A united GOP in the House could insist on a new paradigm for passing legislation, passing all the good stuff first. Yes, it gets less passed, but isn’t that the point? The House can, legitimately, say that it’s not shutting down the government. It can bang out funding for the essential programs in each department in the spring, pass (or not) the middle tier popularity programs in the summer, and then present the real stinkers in the fall, right before elections.
There would be no government shut down. The Parks people could not shut down Mt. Rushmore and the George Washington Monument because their operations would be funded. Programs that could not get a majority to vote for them would be shut down but that happens every year. It’s how the system is supposed to work.
The political choices for Democrats would be very unattractive. Their attempts to stuff in budget stinkers into the must-pass bill will be turned back with the reasonable explanation that the program is funded in a different bill and that it will get a vote, but not here. Once the early bills pass, government shutdown is averted.
Is the GOP going to be smart enough to create a better way to fund the government? I hope so. What concerns me is that nobody else seems to be talking about appropriation sequence passage reform.

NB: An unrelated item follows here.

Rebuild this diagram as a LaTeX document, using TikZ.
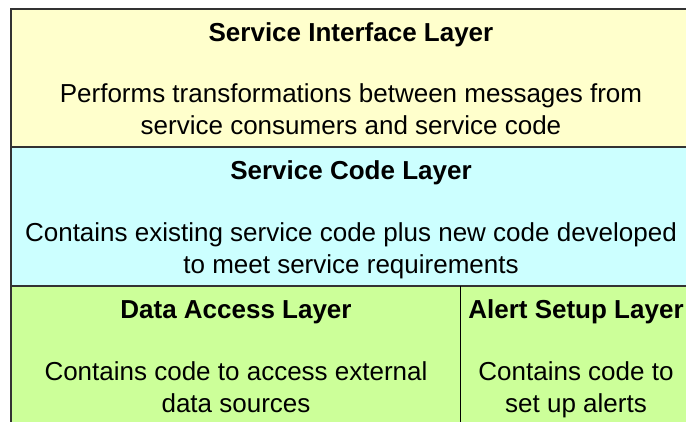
\documentclass[tikz,border=0pt]{standalone}
\usepackage{fontspec}
\setmainfont{Liberation Sans}
\definecolor{ifyellow}{HTML}{FFFFCC}
\definecolor{codecyan}{HTML}{CCFFFF}
\definecolor{accgreen}{HTML}{CCFF99}
\begin{document}
\begin{tikzpicture}[x=1pt, y=-1pt,
  layer/.style={draw=black!80, line width=1.5pt},
  title/.style={font=\bfseries\fontsize{26}{32}\selectfont},
  body/.style={align=center, font=\fontsize{26}{32}\selectfont}]
\useasboundingbox (0,0) rectangle (686,421);
% layers
\fill[white] (0,0) rectangle (686,421);
\draw[layer, fill=ifyellow] (11,9) rectangle (692,147);
\draw[layer, fill=codecyan] (11,147) rectangle (692,286);
\draw[layer, fill=accgreen] (11,286) rectangle (692,428);
\draw[black, line width=0.8pt] (460,286) -- (460,428);
% texts
\node[title] (iftitle) at (351,35) {Service Interface Layer};
\node[body] (iftext) at (351,114) {Performs transformations between messages from\\service consumers and service code\strut};
\node[title] (codetitle) at (351,173) {Service Code Layer};
\node[body] (codetext) at (351,253) {Contains existing service code plus new code developed\\to meet service requirements\strut};
\node[title] (datatitle) at (236,312) {Data Access Layer};
\node[body] (datatext) at (236,392) {Contains code to access external\\data sources\strut};
\node[title] (alerttitle) at (576,312) {Alert Setup Layer};
\node[body] (alerttext) at (576,392) {Contains code to\\set up alerts\strut};
\end{tikzpicture}
\end{document}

Thanks to Bastiches in the comments who gave a pointer that led me to a September 30 speech by John Boehnor which I had not seen to now. The relevant section:
While the culture of spending stems largely from a lack of political will in both parties to say ‘no,’ it is also the consequence of what I believe to be a structural problem. As Kevin McCarthy often says, structure dictates behavior. Aided by a structure that facilitates spending increases and discourages spending cuts, the inertia in Washington is currently to spend — and spend — and spend. Most spending bills come to the floor prepackaged in a manner that makes it as easy as possible to advance government spending and programs, and as difficult as possible to make cuts.
Again, this is not a new problem. But if we’re serious about confronting the challenges that lie ahead for our nation, it’s totally inadequate.
I propose today a different approach. Let’s do away with the concept of “comprehensive” spending bills. Let’s break them up, to encourage scrutiny, and make spending cuts easier. Rather than pairing agencies and departments together, let them come to the House floor individually, to be judged on their own merit. Members shouldn’t have to vote for big spending increases at the Labor Department in order to fund Health and Human Services. Members shouldn’t have to vote for big increases at the Commerce Department just because they support NASA. Each Department and agency should justify itself each year to the full House and Senate, and be judged on its own.
It isn’t exactly what I’m talking about (the level of granularity is different and the sequencing idea is entirely absent) but it’s a very close cousin and that is much appreciated. This speech helps the tea party because even if Boehnor is not serious about the proposal now (tough to tell without actual reform legislation text), focused public pressure to support this would lead him and the rest of the GOP to run to the front of the parade. And if he is serious? We might end up with an actual small government party again under this kind of leadership. We certainly could use one.
In either case, this remains a good pressure point between now and January for small government activists to press for reform. And now it has the advantage that soon-to-be-speaker Boehner has come out on the right side.